Information provided:

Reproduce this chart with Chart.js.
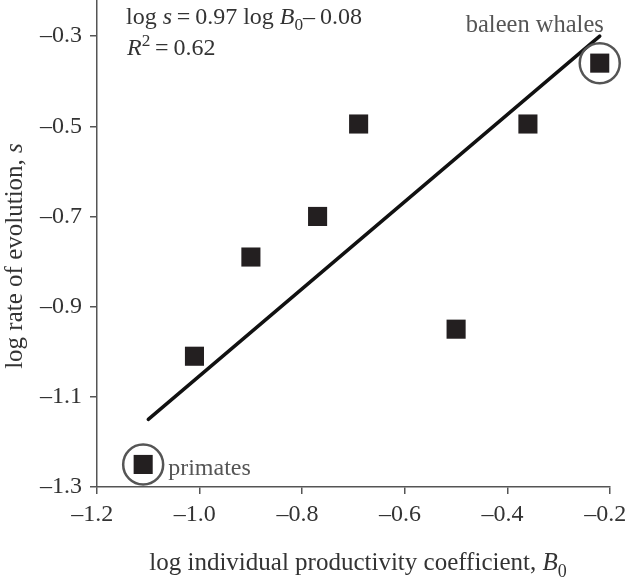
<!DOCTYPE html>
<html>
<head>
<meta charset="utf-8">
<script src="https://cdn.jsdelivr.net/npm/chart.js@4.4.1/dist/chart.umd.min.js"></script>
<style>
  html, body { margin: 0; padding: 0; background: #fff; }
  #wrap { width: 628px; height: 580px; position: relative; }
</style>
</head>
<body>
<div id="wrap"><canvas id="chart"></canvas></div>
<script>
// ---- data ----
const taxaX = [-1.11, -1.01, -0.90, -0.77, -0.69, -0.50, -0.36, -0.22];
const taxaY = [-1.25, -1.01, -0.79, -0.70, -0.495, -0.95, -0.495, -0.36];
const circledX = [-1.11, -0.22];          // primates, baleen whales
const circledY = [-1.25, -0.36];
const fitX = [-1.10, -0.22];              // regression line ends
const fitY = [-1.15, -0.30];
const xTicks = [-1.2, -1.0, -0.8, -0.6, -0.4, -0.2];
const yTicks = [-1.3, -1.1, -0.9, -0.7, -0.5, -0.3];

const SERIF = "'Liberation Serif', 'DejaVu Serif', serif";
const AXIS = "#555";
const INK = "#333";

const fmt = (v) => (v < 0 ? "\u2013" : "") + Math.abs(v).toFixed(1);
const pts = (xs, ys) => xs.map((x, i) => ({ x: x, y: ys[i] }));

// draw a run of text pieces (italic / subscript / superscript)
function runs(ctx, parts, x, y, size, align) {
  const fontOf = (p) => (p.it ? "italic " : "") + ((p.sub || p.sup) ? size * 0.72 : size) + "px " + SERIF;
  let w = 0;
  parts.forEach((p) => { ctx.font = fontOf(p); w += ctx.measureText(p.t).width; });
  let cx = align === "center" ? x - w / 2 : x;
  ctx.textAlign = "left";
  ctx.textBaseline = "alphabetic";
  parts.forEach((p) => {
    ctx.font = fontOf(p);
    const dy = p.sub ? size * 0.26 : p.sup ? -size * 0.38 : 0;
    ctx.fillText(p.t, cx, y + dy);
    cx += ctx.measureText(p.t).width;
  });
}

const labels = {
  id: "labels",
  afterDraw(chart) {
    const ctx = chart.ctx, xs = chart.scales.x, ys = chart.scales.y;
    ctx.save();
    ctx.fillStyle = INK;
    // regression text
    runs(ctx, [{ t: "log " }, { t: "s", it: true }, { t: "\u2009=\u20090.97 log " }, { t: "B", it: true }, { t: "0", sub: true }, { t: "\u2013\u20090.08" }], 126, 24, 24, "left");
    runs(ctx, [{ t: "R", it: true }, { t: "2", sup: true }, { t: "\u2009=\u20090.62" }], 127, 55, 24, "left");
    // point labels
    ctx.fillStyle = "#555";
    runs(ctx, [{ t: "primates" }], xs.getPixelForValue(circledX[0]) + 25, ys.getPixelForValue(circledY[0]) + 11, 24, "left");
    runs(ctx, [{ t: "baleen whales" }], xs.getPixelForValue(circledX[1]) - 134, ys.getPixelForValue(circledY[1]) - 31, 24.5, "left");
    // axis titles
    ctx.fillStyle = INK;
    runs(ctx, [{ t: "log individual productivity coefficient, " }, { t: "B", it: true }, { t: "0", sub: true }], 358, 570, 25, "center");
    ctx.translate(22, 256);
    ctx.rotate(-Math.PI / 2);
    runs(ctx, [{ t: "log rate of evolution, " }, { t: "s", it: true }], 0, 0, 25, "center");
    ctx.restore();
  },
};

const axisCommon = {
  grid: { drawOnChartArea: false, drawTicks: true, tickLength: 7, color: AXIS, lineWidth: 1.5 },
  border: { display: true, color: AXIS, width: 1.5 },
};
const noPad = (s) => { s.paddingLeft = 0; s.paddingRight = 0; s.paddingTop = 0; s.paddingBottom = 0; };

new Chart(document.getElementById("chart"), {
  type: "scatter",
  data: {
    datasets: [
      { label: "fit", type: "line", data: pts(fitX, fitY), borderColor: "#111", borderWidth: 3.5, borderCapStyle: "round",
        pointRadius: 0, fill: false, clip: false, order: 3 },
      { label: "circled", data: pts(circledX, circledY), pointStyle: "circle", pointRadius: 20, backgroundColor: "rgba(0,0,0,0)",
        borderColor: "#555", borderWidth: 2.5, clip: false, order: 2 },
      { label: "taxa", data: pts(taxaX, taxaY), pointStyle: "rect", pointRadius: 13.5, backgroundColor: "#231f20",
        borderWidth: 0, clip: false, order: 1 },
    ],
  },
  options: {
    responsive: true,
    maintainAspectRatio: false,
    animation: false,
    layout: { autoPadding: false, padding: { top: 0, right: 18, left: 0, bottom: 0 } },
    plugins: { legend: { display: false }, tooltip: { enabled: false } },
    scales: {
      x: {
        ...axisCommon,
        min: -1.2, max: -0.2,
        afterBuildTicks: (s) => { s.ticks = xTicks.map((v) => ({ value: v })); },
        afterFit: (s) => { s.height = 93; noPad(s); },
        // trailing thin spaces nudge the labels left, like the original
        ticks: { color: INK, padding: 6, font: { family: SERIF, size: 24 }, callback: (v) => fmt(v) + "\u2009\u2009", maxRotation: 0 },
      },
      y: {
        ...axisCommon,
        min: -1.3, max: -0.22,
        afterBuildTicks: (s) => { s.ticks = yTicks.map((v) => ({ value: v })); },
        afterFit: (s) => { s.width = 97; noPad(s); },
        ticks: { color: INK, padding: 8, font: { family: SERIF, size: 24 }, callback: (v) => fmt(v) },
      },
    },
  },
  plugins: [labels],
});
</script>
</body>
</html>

Description of the task: From start to finish, output the listing exactly, but omit its pictures.

Result for this exercise:
Reproduce this chart with Chart.js.
<!DOCTYPE html>
<html>
<head>
<meta charset="utf-8">
<script src="https://cdn.jsdelivr.net/npm/chart.js@4.4.1/dist/chart.umd.min.js"></script>
<style>
  html, body { margin: 0; padding: 0; background: #fff; }
  #wrap { width: 628px; height: 580px; position: relative; }
</style>
</head>
<body>
<div id="wrap"><canvas id="chart"></canvas></div>
<script>
// ---- data ----
const taxaX = [-1.11, -1.01, -0.90, -0.77, -0.69, -0.50, -0.36, -0.22];
const taxaY = [-1.25, -1.01, -0.79, -0.70, -0.495, -0.95, -0.495, -0.36];
const circledX = [-1.11, -0.22];          // primates, baleen whales
const circledY = [-1.25, -0.36];
const fitX = [-1.10, -0.22];              // regression line ends
const fitY = [-1.15, -0.30];
const xTicks = [-1.2, -1.0, -0.8, -0.6, -0.4, -0.2];
const yTicks = [-1.3, -1.1, -0.9, -0.7, -0.5, -0.3];

const SERIF = "'Liberation Serif', 'DejaVu Serif', serif";
const AXIS = "#555";
const INK = "#333";

const fmt = (v) => (v < 0 ? "\u2013" : "") + Math.abs(v).toFixed(1);
const pts = (xs, ys) => xs.map((x, i) => ({ x: x, y: ys[i] }));

// draw a run of text pieces (italic / subscript / superscript)
function runs(ctx, parts, x, y, size, align) {
  const fontOf = (p) => (p.it ? "italic " : "") + ((p.sub || p.sup) ? size * 0.72 : size) + "px " + SERIF;
  let w = 0;
  parts.forEach((p) => { ctx.font = fontOf(p); w += ctx.measureText(p.t).width; });
  let cx = align === "center" ? x - w / 2 : x;
  ctx.textAlign = "left";
  ctx.textBaseline = "alphabetic";
  parts.forEach((p) => {
    ctx.font = fontOf(p);
    const dy = p.sub ? size * 0.26 : p.sup ? -size * 0.38 : 0;
    ctx.fillText(p.t, cx, y + dy);
    cx += ctx.measureText(p.t).width;
  });
}

const labels = {
  id: "labels",
  afterDraw(chart) {
    const ctx = chart.ctx, xs = chart.scales.x, ys = chart.scales.y;
    ctx.save();
    ctx.fillStyle = INK;
    // regression text
    runs(ctx, [{ t: "log " }, { t: "s", it: true }, { t: "\u2009=\u20090.97 log " }, { t: "B", it: true }, { t: "0", sub: true }, { t: "\u2013\u20090.08" }], 126, 24, 24, "left");
    runs(ctx, [{ t: "R", it: true }, { t: "2", sup: true }, { t: "\u2009=\u20090.62" }], 127, 55, 24, "left");
    // point labels
    ctx.fillStyle = "#555";
    runs(ctx, [{ t: "primates" }], xs.getPixelForValue(circledX[0]) + 25, ys.getPixelForValue(circledY[0]) + 11, 24, "left");
    runs(ctx, [{ t: "baleen whales" }], xs.getPixelForValue(circledX[1]) - 134, ys.getPixelForValue(circledY[1]) - 31, 24.5, "left");
    // axis titles
    ctx.fillStyle = INK;
    runs(ctx, [{ t: "log individual productivity coefficient, " }, { t: "B", it: true }, { t: "0", sub: true }], 358, 570, 25, "center");
    ctx.translate(22, 256);
    ctx.rotate(-Math.PI / 2);
    runs(ctx, [{ t: "log rate of evolution, " }, { t: "s", it: true }], 0, 0, 25, "center");
    ctx.restore();
  },
};

const axisCommon = {
  grid: { drawOnChartArea: false, drawTicks: true, tickLength: 7, color: AXIS, lineWidth: 1.5 },
  border: { display: true, color: AXIS, width: 1.5 },
};
const noPad = (s) => { s.paddingLeft = 0; s.paddingRight = 0; s.paddingTop = 0; s.paddingBottom = 0; };

new Chart(document.getElementById("chart"), {
  type: "scatter",
  data: {
    datasets: [
      { label: "fit", type: "line", data: pts(fitX, fitY), borderColor: "#111", borderWidth: 3.5, borderCapStyle: "round",
        pointRadius: 0, fill: false, clip: false, order: 3 },
      { label: "circled", data: pts(circledX, circledY), pointStyle: "circle", pointRadius: 20, backgroundColor: "rgba(0,0,0,0)",
        borderColor: "#555", borderWidth: 2.5, clip: false, order: 2 },
      { label: "taxa", data: pts(taxaX, taxaY), pointStyle: "rect", pointRadius: 13.5, backgroundColor: "#231f20",
        borderWidth: 0, clip: false, order: 1 },
    ],
  },
  options: {
    responsive: true,
    maintainAspectRatio: false,
    animation: false,
    layout: { autoPadding: false, padding: { top: 0, right: 18, left: 0, bottom: 0 } },
    plugins: { legend: { display: false }, tooltip: { enabled: false } },
    scales: {
      x: {
        ...axisCommon,
        min: -1.2, max: -0.2,
        afterBuildTicks: (s) => { s.ticks = xTicks.map((v) => ({ value: v })); },
        afterFit: (s) => { s.height = 93; noPad(s); },
        // trailing thin spaces nudge the labels left, like the original
        ticks: { color: INK, padding: 6, font: { family: SERIF, size: 24 }, callback: (v) => fmt(v) + "\u2009\u2009", maxRotation: 0 },
      },
      y: {
        ...axisCommon,
        min: -1.3, max: -0.22,
        afterBuildTicks: (s) => { s.ticks = yTicks.map((v) => ({ value: v })); },
        afterFit: (s) => { s.width = 97; noPad(s); },
        ticks: { color: INK, padding: 8, font: { family: SERIF, size: 24 }, callback: (v) => fmt(v) },
      },
    },
  },
  plugins: [labels],
});
</script>
</body>
</html>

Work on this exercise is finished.